Eventually Mike's men got rid of the veteran opening pair. Gatting himself caught Haynes, observing as he threw the ball up in celebration: "Eight more and we'll be well in there."

It never looked likely to turn out that way, and Carlisle Best and Viv Richards knocked off the final runs with awesome disdain. Indeed, the only threat to their dominance was Richards' intense displeasure whenever he was relieved of the strike. Retirement seems not to agree with the great man, and he was in constant danger of being given out "dislodged bails with ego".

The game was a sad mismatch, with the likes of Haynes, Greenidge, Richards and Joel Garner taking on an England side that contained such "masters" as Ian Gould, Paul Terry, Peter Hartley, Kim Barnett, Jon Childs and Tony Pigott (nine Tests between them).

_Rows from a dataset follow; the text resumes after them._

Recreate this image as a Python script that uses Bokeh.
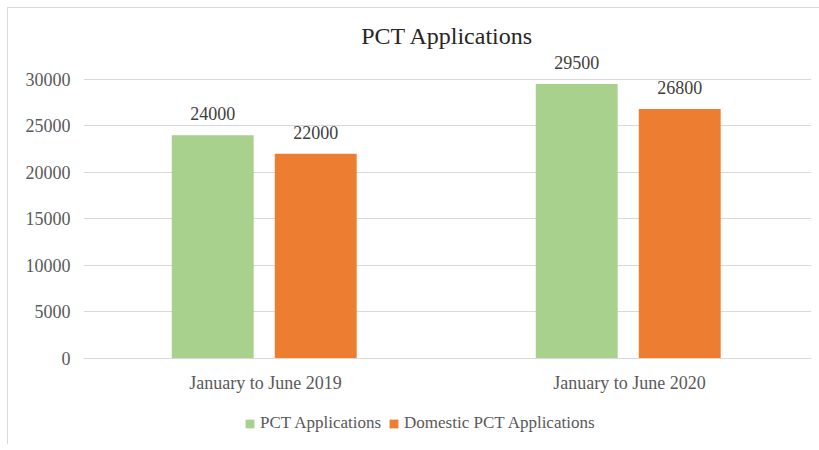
from bokeh.plotting import figure
from bokeh.layouts import column
from bokeh.models import ColumnDataSource, FactorRange, Range1d, LabelSet, Legend, LegendItem, SingleIntervalTicker
from bokeh.transform import dodge
from bokeh.embed import file_html
from bokeh.resources import INLINE

periods = ["January to June 2019", "January to June 2020"]
pct_applications = [24000, 29500]
domestic_pct_applications = [22000, 26800]
series_names = ["PCT Applications", "Domestic PCT Applications"]
series_colors = ["#a9d18e", "#ed7d31"]

FONT = "Liberation Serif"
LINE = "linear-gradient(#d9d9d9,#d9d9d9)"

src = ColumnDataSource(dict(
    period=periods,
    pct=pct_applications,
    dom=domestic_pct_applications,
    pct_lbl=[str(v) for v in pct_applications],
    dom_lbl=[str(v) for v in domestic_pct_applications],
))

p = figure(frame_width=728, frame_height=309, x_range=FactorRange(*periods, range_padding=0),
           y_range=Range1d(0, 33200), output_backend="svg", toolbar_location=None,
           min_border_left=83, min_border_right=8, min_border_top=49, min_border_bottom=42)
p.outline_line_color = None
p.border_fill_color = None
p.background_fill_color = None
p.styles = {"background": f"{LINE} 7px 7px / 1px 100% no-repeat, {LINE} 7px 7px / 100% 1px no-repeat, white"}

p.title.text = "PCT Applications"
p.title.text_font = FONT
p.title.text_font_size = "24px"
p.title.text_font_style = "normal"
p.title.text_color = "#262626"
p.title.align = "center"
p.title.standoff = 1

r1 = p.vbar(x=dodge("period", -0.145, range=p.x_range), top="pct", width=0.225, source=src,
            fill_color=series_colors[0], line_color=None)
r2 = p.vbar(x=dodge("period", 0.138, range=p.x_range), top="dom", width=0.225, source=src,
            fill_color=series_colors[1], line_color=None)

for col, lbl, off in [("pct", "pct_lbl", -0.145), ("dom", "dom_lbl", 0.138)]:
    p.add_layout(LabelSet(x=dodge("period", off, range=p.x_range), y=col, text=lbl, source=src,
                          text_align="center", text_baseline="bottom", y_offset=15,
                          text_font=FONT, text_font_size="18px", text_color="#404040"))

p.yaxis.ticker = SingleIntervalTicker(interval=5000)
p.yaxis.axis_line_color = None
p.yaxis.major_tick_line_color = None
p.yaxis.minor_tick_line_color = None
p.yaxis.major_label_text_font = FONT
p.yaxis.major_label_text_font_size = "18px"
p.yaxis.major_label_text_color = "#595959"
p.yaxis.major_label_standoff = 7

p.xaxis.axis_line_color = "#d9d9d9"
p.xaxis.major_tick_line_color = None
p.xaxis.major_label_text_font = FONT
p.xaxis.major_label_text_font_size = "18px"
p.xaxis.major_label_text_color = "#595959"
p.xaxis.major_label_standoff = 8

p.xgrid.grid_line_color = None
p.ygrid.grid_line_color = "#d9d9d9"
p.ygrid.grid_line_width = 1

# legend strip below the chart
lf = figure(width=819, height=44, output_backend="svg", toolbar_location=None,
            min_border_left=0, min_border_right=0, min_border_top=0, min_border_bottom=0,
            x_range=Range1d(0, 1), y_range=Range1d(0, 1))
lf.axis.visible = False
lf.grid.visible = False
lf.outline_line_color = None
lf.border_fill_color = None
lf.background_fill_color = None
lf.styles = {"background": f"{LINE} 7px 0px / 1px 100% no-repeat, white"}
# zero-height proxy bars that only provide the legend swatches
proxy = ColumnDataSource(dict(x=[0.5], top=[0]))
d1 = lf.vbar(x="x", top="top", width=0.01, source=proxy, fill_color=series_colors[0], line_color=None)
d2 = lf.vbar(x="x", top="top", width=0.01, source=proxy, fill_color=series_colors[1], line_color=None)
legend = Legend(items=[LegendItem(label=series_names[0], renderers=[d1]),
                       LegendItem(label=series_names[1], renderers=[d2])],
                orientation="horizontal", location=(161, 11),
                label_text_font=FONT, label_text_font_size="17px", label_text_color="#595959",
                glyph_width=11, glyph_height=11, label_standoff=5, spacing=7,
                border_line_color=None, background_fill_alpha=0, padding=4, margin=0)
lf.add_layout(legend)

layout = column(p, lf, spacing=0)
open("out.html", "w").write(file_html(layout, INLINE))
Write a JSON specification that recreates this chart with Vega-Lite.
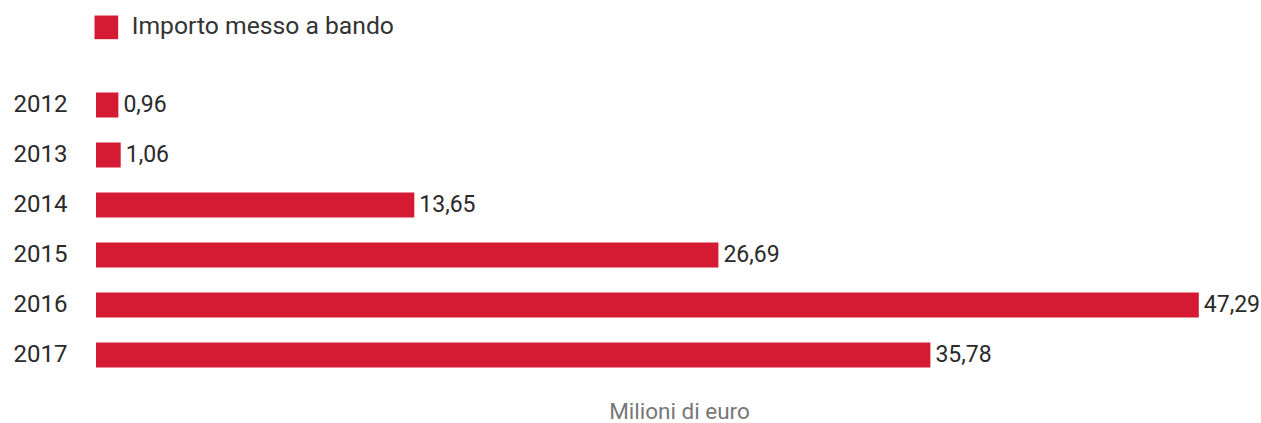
{
  "$schema": "https://vega.github.io/schema/vega-lite/v6.json",
  "autosize": {"type": "none"},
  "width": 1166,
  "height": 300,
  "padding": {"left": 96, "top": 80, "right": 0, "bottom": 43},
  "background": "#ffffff",
  "config": {
    "view": {"stroke": null},
    "font": "Roboto",
    "locale": {"number": {"decimal": ",", "thousands": ".", "grouping": [3], "currency": ["€", ""]}}
  },
  "data": {
    "values": [
      {"anno": "2012", "importo": 0.96},
      {"anno": "2013", "importo": 1.06},
      {"anno": "2014", "importo": 13.65},
      {"anno": "2015", "importo": 26.69},
      {"anno": "2016", "importo": 47.29},
      {"anno": "2017", "importo": 35.78}
    ]
  },
  "encoding": {
    "y": {
      "field": "anno",
      "type": "nominal",
      "sort": null,
      "scale": {"paddingInner": 0.5, "paddingOuter": 0.25},
      "axis": {
        "title": null,
        "domain": false,
        "ticks": false,
        "labelPadding": 29,
        "labelFontSize": 24,
        "labelFontWeight": "normal",
        "labelColor": "#2a2a2a",
        "labelFont": "Roboto"
      }
    },
    "x": {
      "field": "importo",
      "type": "quantitative",
      "scale": {"domain": [0, 50], "nice": false},
      "axis": {
        "title": "Milioni di euro",
        "titleFont": "Roboto",
        "titleFontSize": 22.5,
        "titleFontWeight": "normal",
        "titleColor": "#777777",
        "titlePadding": 20,
        "labels": false,
        "ticks": false,
        "domain": false,
        "grid": false
      }
    }
  },
  "layer": [
    {
      "mark": {"type": "bar"},
      "encoding": {
        "color": {
          "datum": "Importo messo a bando",
          "scale": {"range": ["#D41B33"]},
          "legend": {
            "title": null,
            "orient": "none",
            "legendX": -2,
            "legendY": -65,
            "padding": 0,
            "symbolType": "square",
            "symbolSize": 560,
            "symbolStrokeWidth": 0,
            "labelFontSize": 24.7,
            "labelFont": "Roboto",
            "labelColor": "#333333",
            "labelOffset": 13,
            "labelLimit": 0
          }
        }
      }
    },
    {
      "mark": {
        "type": "text",
        "align": "left",
        "baseline": "middle",
        "dx": 5,
        "fontSize": 23,
        "fontWeight": "normal",
        "font": "Roboto",
        "color": "#2a2a2a"
      },
      "encoding": {
        "text": {"field": "importo", "type": "quantitative", "format": ".2f"}
      }
    }
  ]
}
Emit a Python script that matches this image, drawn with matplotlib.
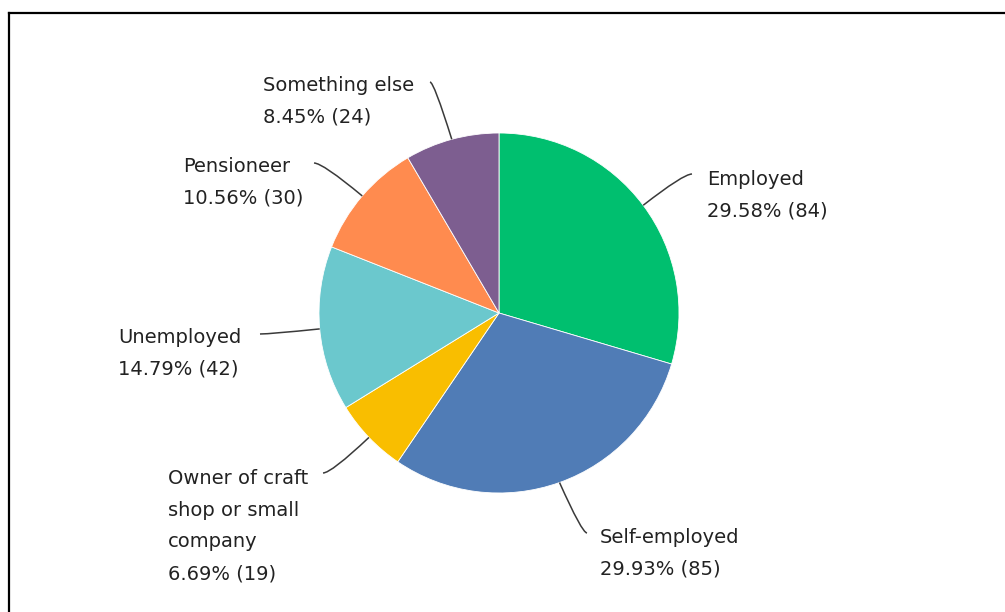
import numpy as np
import matplotlib
matplotlib.use("Agg")
import matplotlib.pyplot as plt
from matplotlib.path import Path
from matplotlib.patches import PathPatch
from matplotlib.lines import Line2D

# Survey answers: current occupation
labels = ["Employed", "Self-employed", "Owner of craft\nshop or small\ncompany",
          "Unemployed", "Pensioneer", "Something else"]
counts = [84, 85, 19, 42, 30, 24]
colors = ["#00BF6F", "#507CB6", "#F9BE00", "#6BC8CD", "#FF8B4F", "#7D5E90"]

# label layout in pixels (x of text left edge, y of block centre, leader end point)
W, H = 1005, 612
text_pos = [(707, 195), (600, 553), (168, 526), (118, 353), (183, 182), (263, 101)]
leader_end = [(692, 174), (587, 533), (323, 473), (260, 334), (314, 163), (430, 82)]

centre_px = (499, 313)
radius = 180

fig = plt.figure(figsize=(W / 100, H / 100), dpi=100)
ax = fig.add_axes([0, 0, 1, 1])

def Y(y):
    return H - y

cx, cy = centre_px[0], Y(centre_px[1])
wedges, _ = ax.pie(counts, colors=colors, startangle=90, counterclock=False,
                   center=(cx, cy), radius=radius,
                   wedgeprops=dict(edgecolor="white", linewidth=0.6))
ax.set_xlim(0, W)
ax.set_ylim(0, H)
ax.set_aspect("equal")
ax.axis("off")

total = sum(counts)
for w, lab, n, (tx, ty), (ex, ey) in zip(wedges, labels, counts, text_pos, leader_end):
    ang = np.deg2rad((w.theta1 + w.theta2) / 2)
    p0 = (cx + radius * np.cos(ang), cy + radius * np.sin(ang))
    p2 = (ex, Y(ey))
    p1 = (p0[0] + 0.82 * (p2[0] - p0[0]), p2[1])
    path = Path([p0, p1, p2], [Path.MOVETO, Path.CURVE3, Path.CURVE3])
    ax.add_patch(PathPatch(path, facecolor="none", edgecolor="#3a3a3a", lw=1.1))
    ax.text(tx, Y(ty), f"{lab}\n{n / total * 100:.2f}% ({n})", ha="left", va="center",
            fontsize=14, color="#222222", linespacing=1.86)

# frame on top and left
fig.add_artist(Line2D([8.5 / W, 8.5 / W], [0, 1 - 13 / H], transform=fig.transFigure,
                      color="black", lw=1.6))
fig.add_artist(Line2D([8.5 / W, 1], [1 - 13 / H, 1 - 13 / H], transform=fig.transFigure,
                      color="black", lw=1.6))

fig.savefig("out.png", dpi=100)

In an attempt to even things up, captain Garner had selected Sylvester Clarke, who these days has an embonpoint to match that of his namesake Kenneth. But Sylvester wrecked the plan by wrecking Graham Gooch's stumps in the fourth over of the England innings: he may be fat, but he's still fast.

The Mikemike worked well enough in a beer match like this, but let us hope that Sky don't get carried away and try to apply the same principle to real sport. If Rioch and McDermott had been miked up on Wednesday night, David Ginola would not be the only one contemplating some time off.